> _Material_
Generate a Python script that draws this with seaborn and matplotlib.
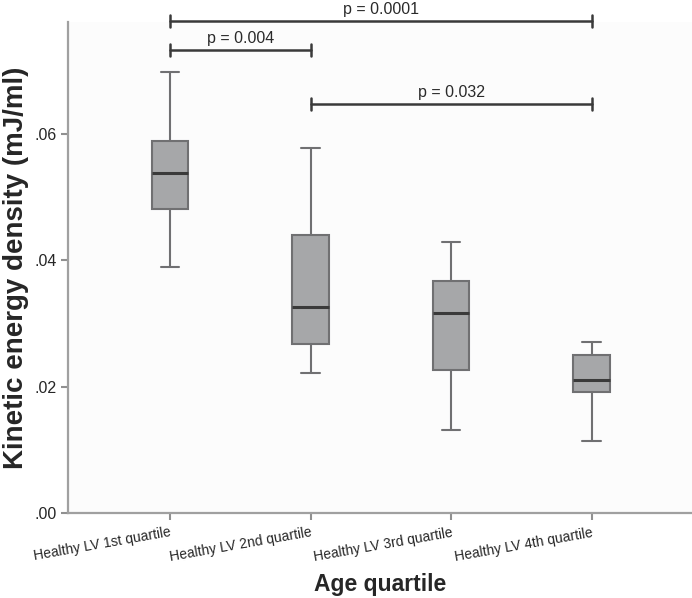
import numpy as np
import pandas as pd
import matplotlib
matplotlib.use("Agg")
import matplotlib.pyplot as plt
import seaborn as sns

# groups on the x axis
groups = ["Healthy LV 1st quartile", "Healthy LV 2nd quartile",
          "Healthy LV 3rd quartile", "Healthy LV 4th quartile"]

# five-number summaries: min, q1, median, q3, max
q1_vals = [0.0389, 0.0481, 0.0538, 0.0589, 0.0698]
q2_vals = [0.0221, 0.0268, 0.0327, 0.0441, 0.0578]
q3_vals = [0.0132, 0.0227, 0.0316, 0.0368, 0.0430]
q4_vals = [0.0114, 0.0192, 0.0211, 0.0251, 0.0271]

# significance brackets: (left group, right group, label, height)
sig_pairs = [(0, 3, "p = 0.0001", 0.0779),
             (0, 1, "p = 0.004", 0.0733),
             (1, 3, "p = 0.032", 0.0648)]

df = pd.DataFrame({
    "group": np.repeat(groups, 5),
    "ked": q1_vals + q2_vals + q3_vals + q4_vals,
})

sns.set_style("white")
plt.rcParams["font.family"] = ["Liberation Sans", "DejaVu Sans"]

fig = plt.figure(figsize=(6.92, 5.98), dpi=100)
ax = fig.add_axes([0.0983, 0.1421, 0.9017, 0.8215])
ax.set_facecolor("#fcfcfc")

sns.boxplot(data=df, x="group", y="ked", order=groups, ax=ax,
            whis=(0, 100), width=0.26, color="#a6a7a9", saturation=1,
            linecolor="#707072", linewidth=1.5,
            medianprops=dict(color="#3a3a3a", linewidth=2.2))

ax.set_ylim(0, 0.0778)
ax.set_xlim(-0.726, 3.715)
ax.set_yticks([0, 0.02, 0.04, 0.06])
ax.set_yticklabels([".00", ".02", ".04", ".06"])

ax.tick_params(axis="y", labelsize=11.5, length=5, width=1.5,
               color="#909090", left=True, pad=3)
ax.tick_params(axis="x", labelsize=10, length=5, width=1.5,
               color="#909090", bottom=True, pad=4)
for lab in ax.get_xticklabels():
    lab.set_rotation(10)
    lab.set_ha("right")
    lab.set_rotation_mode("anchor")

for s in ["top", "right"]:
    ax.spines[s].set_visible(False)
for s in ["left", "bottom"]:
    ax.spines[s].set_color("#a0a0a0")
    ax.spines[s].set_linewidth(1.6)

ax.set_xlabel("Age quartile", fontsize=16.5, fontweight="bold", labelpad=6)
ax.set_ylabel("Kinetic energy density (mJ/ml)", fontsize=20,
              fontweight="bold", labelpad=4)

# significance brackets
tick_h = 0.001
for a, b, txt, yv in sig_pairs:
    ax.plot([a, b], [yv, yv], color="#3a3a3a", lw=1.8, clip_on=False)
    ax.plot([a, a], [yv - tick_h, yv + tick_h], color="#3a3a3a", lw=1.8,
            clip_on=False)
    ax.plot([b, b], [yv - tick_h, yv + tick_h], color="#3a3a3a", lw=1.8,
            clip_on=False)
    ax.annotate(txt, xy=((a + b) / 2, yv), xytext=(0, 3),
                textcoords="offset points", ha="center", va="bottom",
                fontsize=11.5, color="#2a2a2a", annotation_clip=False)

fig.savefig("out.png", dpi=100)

> _What the task asks_
All of the data needs repeating exactly, but the pictures do not.

> _Final result_
Generate a Python script that draws this with seaborn and matplotlib.
import numpy as np
import pandas as pd
import matplotlib
matplotlib.use("Agg")
import matplotlib.pyplot as plt
import seaborn as sns

# groups on the x axis
groups = ["Healthy LV 1st quartile", "Healthy LV 2nd quartile",
          "Healthy LV 3rd quartile", "Healthy LV 4th quartile"]

# five-number summaries: min, q1, median, q3, max
q1_vals = [0.0389, 0.0481, 0.0538, 0.0589, 0.0698]
q2_vals = [0.0221, 0.0268, 0.0327, 0.0441, 0.0578]
q3_vals = [0.0132, 0.0227, 0.0316, 0.0368, 0.0430]
q4_vals = [0.0114, 0.0192, 0.0211, 0.0251, 0.0271]

# significance brackets: (left group, right group, label, height)
sig_pairs = [(0, 3, "p = 0.0001", 0.0779),
             (0, 1, "p = 0.004", 0.0733),
             (1, 3, "p = 0.032", 0.0648)]

df = pd.DataFrame({
    "group": np.repeat(groups, 5),
    "ked": q1_vals + q2_vals + q3_vals + q4_vals,
})

sns.set_style("white")
plt.rcParams["font.family"] = ["Liberation Sans", "DejaVu Sans"]

fig = plt.figure(figsize=(6.92, 5.98), dpi=100)
ax = fig.add_axes([0.0983, 0.1421, 0.9017, 0.8215])
ax.set_facecolor("#fcfcfc")

sns.boxplot(data=df, x="group", y="ked", order=groups, ax=ax,
            whis=(0, 100), width=0.26, color="#a6a7a9", saturation=1,
            linecolor="#707072", linewidth=1.5,
            medianprops=dict(color="#3a3a3a", linewidth=2.2))

ax.set_ylim(0, 0.0778)
ax.set_xlim(-0.726, 3.715)
ax.set_yticks([0, 0.02, 0.04, 0.06])
ax.set_yticklabels([".00", ".02", ".04", ".06"])

ax.tick_params(axis="y", labelsize=11.5, length=5, width=1.5,
               color="#909090", left=True, pad=3)
ax.tick_params(axis="x", labelsize=10, length=5, width=1.5,
               color="#909090", bottom=True, pad=4)
for lab in ax.get_xticklabels():
    lab.set_rotation(10)
    lab.set_ha("right")
    lab.set_rotation_mode("anchor")

for s in ["top", "right"]:
    ax.spines[s].set_visible(False)
for s in ["left", "bottom"]:
    ax.spines[s].set_color("#a0a0a0")
    ax.spines[s].set_linewidth(1.6)

ax.set_xlabel("Age quartile", fontsize=16.5, fontweight="bold", labelpad=6)
ax.set_ylabel("Kinetic energy density (mJ/ml)", fontsize=20,
              fontweight="bold", labelpad=4)

# significance brackets
tick_h = 0.001
for a, b, txt, yv in sig_pairs:
    ax.plot([a, b], [yv, yv], color="#3a3a3a", lw=1.8, clip_on=False)
    ax.plot([a, a], [yv - tick_h, yv + tick_h], color="#3a3a3a", lw=1.8,
            clip_on=False)
    ax.plot([b, b], [yv - tick_h, yv + tick_h], color="#3a3a3a", lw=1.8,
            clip_on=False)
    ax.annotate(txt, xy=((a + b) / 2, yv), xytext=(0, 3),
                textcoords="offset points", ha="center", va="bottom",
                fontsize=11.5, color="#2a2a2a", annotation_clip=False)

fig.savefig("out.png", dpi=100)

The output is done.